RAMP is five years old and already has an impressive track record in helping to build and grow companies that remain in the Roanoke or New River Valleys. Garcia has been a coach and instructor for the past four years. “It is exciting to get to see the leading-edge companies grown here, to influence incredible entrepreneurs … and to work with smart, interesting and grateful people.”
Garcia says she has worked with companies that have come through programs like RAMP in other parts of the country “and they said ours is the best.” RAMP and Verge’s mission is to serve GoVirginia Region 2, which consists of a significant portion of Western Virginia.
RAMP, she says, “is part of a larger eco system and the only one directly connected with a technology council. The coordinated impact of the Roanoke Blacksburg Technology Council (RBTC) and the RAMP program provides a soft-landing place in the region for innovative technology companies … and it helps make a lot of collaborative partnerships. There is a tippler effect, like compound interest.”
Initially, the companies working with RAMP receive $20,000 of “non-dilutive” funding, which works like a grant. The Virginia Innovative Partnership Corporation (VIPC) supported the companies with a scholarship grant during the most recent cohort, for a total of $100,000 in funding. In the past, the regional leaders, such as Miller, raised money to fund the $20,000 grants.
Garcia says that these tech entrepreneurs often “think the only thing they need is money. It’s not true,” she says. “They need a lot more than that.” They get that “more” even after they exit the facility in the Gill Memorial Building on Jefferson Street in Roanoke. “We are still in touch with those that were with us at the beginning,” she says. “There is no formal cutoff date.”
Garcia is the daughter of an electrical engineer father and a mother who was a teacher. Her husband, Kurt Stephenson, teaches agriculture and applied economics at Virginia Tech and their son, Ty Stephenson, is with the West Virginia Department of Environmental Protection.

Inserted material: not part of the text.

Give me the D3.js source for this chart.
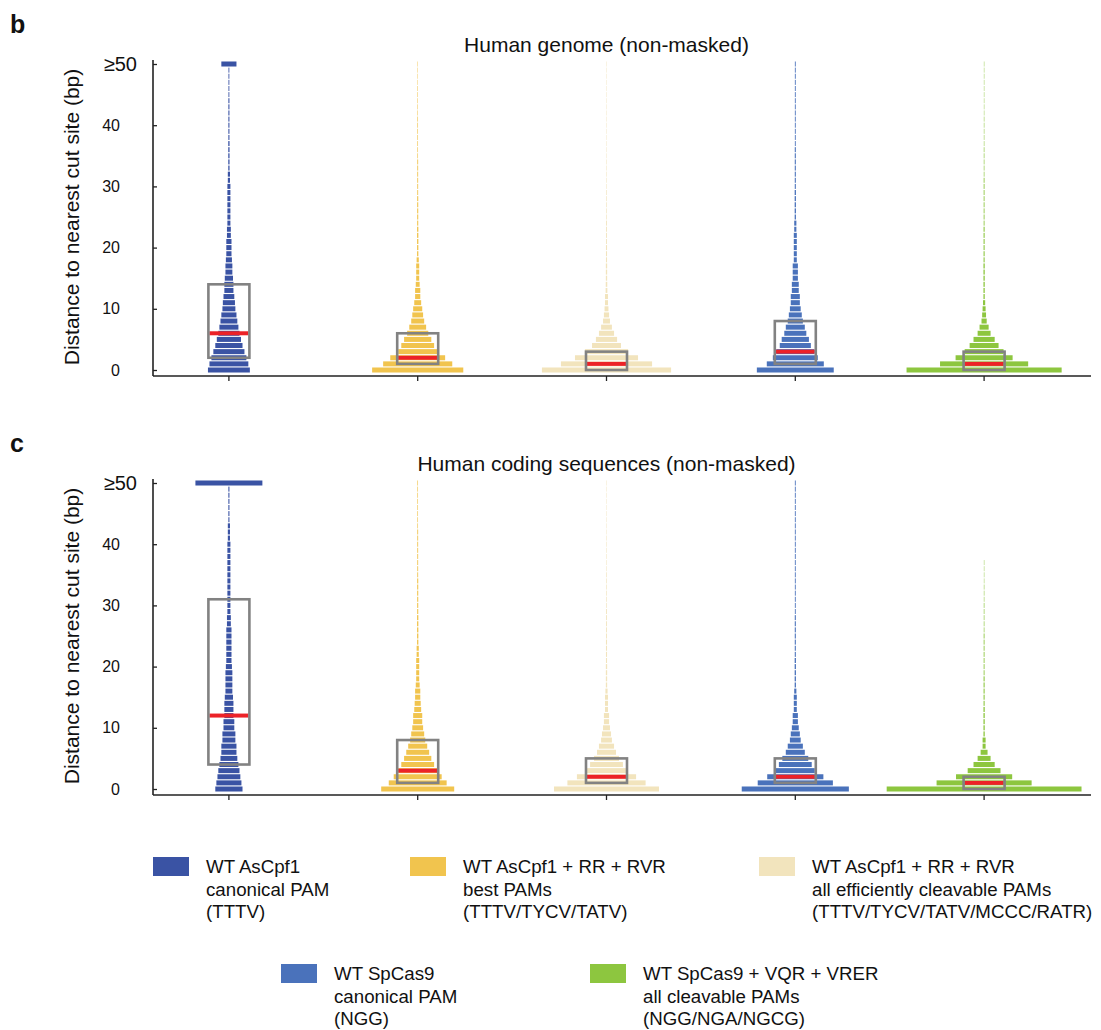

She wears brightly colored head scarves because of the rare condition alopecia universalis, which left her without hair. Former University of Tennessee quarterback Josh Dobbs had the condition and gave it a high profile. She explains that “2020 was a rotten year. A friend was murdered and in 2019 I had lost a lot of folks. My husband was ill and needed surgery. My dad died and my hair started falling out. It was all gone in 90 days.”
On first sight, most believe she has cancer, she says, and the loss of hair “was very traumatic. This is an auto-immune condition, and the system attacks the hair follicles.” But the condition has not affected the general health of this woman who is an avid hiker (“not so much recently because of the new job”).
Garcia says her “greatest joy is seeing companies grow in the region, providing opportunity for jobs and the lifestyle here that are high quality. … I do enjoy it.”
Marry Miller concludes: “She is a great talent, and I am glad she has my old role. She will make RAMP better and help the region reap the benefits.”